#### Problem description:
Check each line of the data below for the word "Python", then extract the ones that have it.

-------- Material for this task --------

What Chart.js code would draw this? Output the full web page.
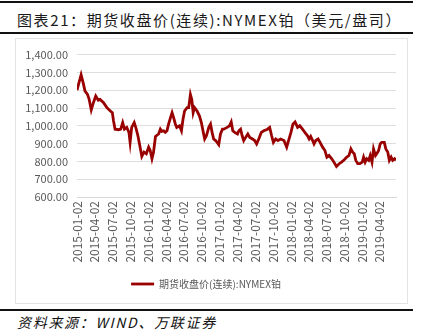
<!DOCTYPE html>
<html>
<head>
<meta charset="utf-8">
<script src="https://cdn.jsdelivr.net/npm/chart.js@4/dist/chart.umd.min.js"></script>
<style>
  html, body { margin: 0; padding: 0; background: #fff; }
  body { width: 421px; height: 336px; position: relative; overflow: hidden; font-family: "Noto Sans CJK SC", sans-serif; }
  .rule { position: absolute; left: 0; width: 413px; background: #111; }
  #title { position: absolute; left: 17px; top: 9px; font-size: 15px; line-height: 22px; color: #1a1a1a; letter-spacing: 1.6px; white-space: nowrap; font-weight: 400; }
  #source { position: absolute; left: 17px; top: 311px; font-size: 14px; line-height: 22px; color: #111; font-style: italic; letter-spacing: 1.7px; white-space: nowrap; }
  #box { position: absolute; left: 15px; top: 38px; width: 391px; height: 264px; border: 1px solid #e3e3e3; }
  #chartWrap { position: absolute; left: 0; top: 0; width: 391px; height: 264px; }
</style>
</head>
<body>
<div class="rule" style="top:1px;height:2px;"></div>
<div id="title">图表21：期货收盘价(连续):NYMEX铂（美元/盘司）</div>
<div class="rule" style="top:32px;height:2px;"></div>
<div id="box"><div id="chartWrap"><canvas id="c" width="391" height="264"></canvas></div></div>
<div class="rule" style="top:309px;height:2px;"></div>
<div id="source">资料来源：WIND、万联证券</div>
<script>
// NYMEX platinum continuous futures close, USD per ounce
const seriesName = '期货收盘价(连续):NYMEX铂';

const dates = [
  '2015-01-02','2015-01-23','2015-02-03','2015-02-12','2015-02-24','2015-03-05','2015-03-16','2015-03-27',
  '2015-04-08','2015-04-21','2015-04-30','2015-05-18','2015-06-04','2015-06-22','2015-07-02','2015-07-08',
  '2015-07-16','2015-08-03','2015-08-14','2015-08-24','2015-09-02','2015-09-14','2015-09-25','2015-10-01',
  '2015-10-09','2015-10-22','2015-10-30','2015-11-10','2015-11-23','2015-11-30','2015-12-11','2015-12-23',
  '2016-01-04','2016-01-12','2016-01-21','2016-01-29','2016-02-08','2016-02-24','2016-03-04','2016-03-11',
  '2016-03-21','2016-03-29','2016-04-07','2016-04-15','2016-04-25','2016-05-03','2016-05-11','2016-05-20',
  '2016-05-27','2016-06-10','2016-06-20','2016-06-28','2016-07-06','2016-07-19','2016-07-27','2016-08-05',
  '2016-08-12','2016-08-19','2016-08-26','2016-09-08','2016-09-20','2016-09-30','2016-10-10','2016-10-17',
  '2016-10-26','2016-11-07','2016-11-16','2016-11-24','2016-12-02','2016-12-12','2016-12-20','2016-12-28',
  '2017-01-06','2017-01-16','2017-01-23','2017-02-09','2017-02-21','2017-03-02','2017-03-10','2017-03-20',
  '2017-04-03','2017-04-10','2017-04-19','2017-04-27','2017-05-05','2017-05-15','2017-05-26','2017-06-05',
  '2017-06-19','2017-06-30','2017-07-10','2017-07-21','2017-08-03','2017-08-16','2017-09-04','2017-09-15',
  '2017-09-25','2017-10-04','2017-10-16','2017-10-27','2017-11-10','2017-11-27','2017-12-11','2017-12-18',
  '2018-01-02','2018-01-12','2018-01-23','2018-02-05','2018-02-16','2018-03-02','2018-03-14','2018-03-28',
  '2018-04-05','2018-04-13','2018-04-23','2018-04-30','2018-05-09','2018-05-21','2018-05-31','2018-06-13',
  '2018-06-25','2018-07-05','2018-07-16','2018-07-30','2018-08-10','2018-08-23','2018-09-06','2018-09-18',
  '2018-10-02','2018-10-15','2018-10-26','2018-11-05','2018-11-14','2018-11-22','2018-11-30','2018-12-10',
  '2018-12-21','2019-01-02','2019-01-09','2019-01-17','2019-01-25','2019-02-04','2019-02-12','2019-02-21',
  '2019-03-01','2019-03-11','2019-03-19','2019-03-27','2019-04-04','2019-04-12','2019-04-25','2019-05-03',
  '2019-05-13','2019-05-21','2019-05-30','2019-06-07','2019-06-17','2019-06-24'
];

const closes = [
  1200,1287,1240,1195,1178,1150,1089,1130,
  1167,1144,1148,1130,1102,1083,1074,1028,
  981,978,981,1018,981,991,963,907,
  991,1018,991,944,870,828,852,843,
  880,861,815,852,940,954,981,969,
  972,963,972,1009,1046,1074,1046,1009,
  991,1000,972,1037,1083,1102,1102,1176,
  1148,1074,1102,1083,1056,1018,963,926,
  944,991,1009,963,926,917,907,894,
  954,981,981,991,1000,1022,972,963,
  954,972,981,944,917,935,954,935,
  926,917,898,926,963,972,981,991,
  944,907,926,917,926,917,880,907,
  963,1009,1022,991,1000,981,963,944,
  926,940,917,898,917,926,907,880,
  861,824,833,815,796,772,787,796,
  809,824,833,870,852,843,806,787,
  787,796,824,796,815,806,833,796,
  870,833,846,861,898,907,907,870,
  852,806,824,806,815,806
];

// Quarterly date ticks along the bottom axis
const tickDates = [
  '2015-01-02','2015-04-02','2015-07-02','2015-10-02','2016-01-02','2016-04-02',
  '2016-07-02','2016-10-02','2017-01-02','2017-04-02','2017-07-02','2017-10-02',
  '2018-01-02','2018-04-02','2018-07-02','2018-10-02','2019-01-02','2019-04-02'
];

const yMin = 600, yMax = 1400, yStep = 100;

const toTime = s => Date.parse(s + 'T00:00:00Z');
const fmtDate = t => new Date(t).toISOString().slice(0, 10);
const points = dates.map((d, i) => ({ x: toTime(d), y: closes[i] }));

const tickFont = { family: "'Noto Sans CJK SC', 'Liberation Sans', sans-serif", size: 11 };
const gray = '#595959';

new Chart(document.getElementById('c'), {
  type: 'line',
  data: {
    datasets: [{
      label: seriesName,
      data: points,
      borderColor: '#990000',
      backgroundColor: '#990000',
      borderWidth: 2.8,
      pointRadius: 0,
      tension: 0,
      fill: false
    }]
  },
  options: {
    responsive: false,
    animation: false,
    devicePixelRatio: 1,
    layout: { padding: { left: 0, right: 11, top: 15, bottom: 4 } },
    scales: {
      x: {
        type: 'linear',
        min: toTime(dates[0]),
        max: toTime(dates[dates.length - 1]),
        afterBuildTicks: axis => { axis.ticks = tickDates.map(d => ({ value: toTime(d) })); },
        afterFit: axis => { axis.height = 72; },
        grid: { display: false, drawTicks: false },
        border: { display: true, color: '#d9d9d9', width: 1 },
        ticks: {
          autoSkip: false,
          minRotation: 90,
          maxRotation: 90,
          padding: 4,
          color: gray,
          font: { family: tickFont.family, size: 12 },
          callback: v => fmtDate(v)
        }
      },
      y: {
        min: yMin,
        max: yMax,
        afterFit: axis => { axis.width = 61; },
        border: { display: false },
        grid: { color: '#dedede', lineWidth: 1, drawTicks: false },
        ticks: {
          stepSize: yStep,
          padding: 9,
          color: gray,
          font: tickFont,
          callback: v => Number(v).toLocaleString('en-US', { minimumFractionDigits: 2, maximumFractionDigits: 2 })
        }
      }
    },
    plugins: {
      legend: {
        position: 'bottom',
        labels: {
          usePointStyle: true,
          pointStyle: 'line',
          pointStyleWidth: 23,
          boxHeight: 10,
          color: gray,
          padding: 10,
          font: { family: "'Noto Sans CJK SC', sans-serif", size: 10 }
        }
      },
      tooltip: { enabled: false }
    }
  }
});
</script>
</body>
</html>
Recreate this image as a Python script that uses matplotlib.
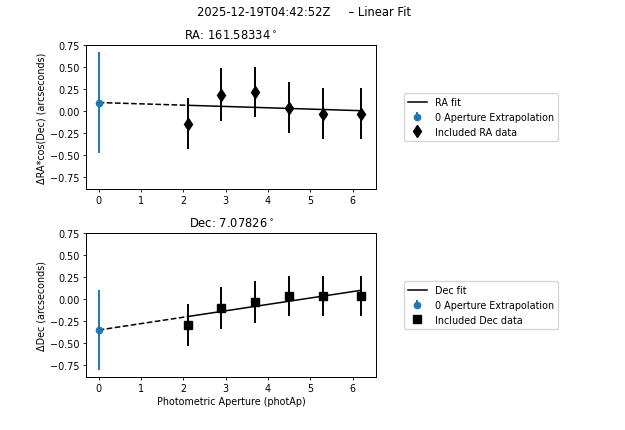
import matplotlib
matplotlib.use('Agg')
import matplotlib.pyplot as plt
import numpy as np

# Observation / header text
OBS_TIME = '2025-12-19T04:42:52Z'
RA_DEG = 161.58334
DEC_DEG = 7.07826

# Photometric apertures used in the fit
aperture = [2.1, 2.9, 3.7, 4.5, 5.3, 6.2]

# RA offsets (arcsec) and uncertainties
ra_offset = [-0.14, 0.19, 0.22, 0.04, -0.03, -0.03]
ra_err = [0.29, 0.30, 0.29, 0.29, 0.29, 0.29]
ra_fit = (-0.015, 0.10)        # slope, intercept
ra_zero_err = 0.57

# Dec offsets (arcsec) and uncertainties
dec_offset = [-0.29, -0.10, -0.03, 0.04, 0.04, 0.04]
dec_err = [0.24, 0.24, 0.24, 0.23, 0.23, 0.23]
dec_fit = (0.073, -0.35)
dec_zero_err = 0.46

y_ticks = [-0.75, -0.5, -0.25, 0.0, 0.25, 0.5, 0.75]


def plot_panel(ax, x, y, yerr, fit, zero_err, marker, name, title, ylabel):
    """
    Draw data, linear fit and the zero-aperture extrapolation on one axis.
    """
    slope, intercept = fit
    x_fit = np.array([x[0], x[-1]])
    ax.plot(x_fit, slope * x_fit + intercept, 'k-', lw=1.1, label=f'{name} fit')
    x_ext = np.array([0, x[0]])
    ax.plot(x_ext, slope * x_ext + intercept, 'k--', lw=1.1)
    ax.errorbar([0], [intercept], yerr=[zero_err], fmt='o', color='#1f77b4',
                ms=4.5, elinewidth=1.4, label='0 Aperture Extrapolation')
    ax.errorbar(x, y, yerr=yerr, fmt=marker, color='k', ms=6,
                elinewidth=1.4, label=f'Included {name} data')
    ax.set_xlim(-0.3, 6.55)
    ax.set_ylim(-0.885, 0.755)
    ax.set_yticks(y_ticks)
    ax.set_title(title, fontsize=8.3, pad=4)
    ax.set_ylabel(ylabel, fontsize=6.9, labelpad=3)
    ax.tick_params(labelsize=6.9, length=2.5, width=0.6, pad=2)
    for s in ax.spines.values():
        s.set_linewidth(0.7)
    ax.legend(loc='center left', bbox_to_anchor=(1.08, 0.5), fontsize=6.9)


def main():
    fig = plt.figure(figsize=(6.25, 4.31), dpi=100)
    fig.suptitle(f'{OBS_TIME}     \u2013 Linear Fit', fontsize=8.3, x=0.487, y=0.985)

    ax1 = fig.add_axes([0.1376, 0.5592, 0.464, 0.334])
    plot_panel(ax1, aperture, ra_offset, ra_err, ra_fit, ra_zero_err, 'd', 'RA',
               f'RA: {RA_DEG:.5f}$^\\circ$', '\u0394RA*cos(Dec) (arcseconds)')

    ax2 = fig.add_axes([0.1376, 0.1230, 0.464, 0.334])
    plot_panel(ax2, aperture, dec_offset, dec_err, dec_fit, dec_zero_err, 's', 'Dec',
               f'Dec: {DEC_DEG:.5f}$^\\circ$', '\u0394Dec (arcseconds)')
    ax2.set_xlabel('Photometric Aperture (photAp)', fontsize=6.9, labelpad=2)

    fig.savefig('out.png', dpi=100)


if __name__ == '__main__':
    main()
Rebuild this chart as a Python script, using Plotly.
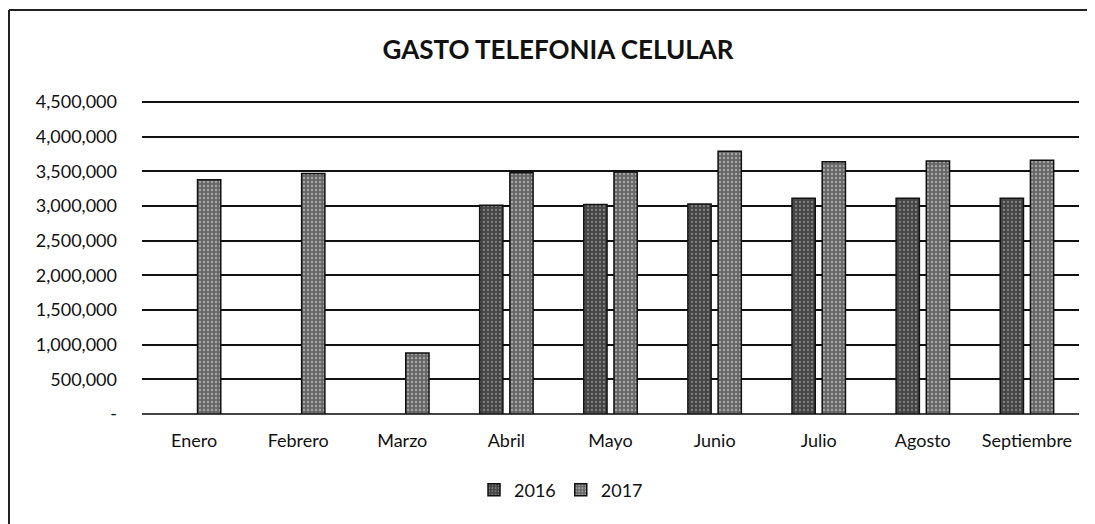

--------

#### Task output:
Recreate this image as a Python script that uses matplotlib.
Rebuild this chart as a Python script, using Plotly.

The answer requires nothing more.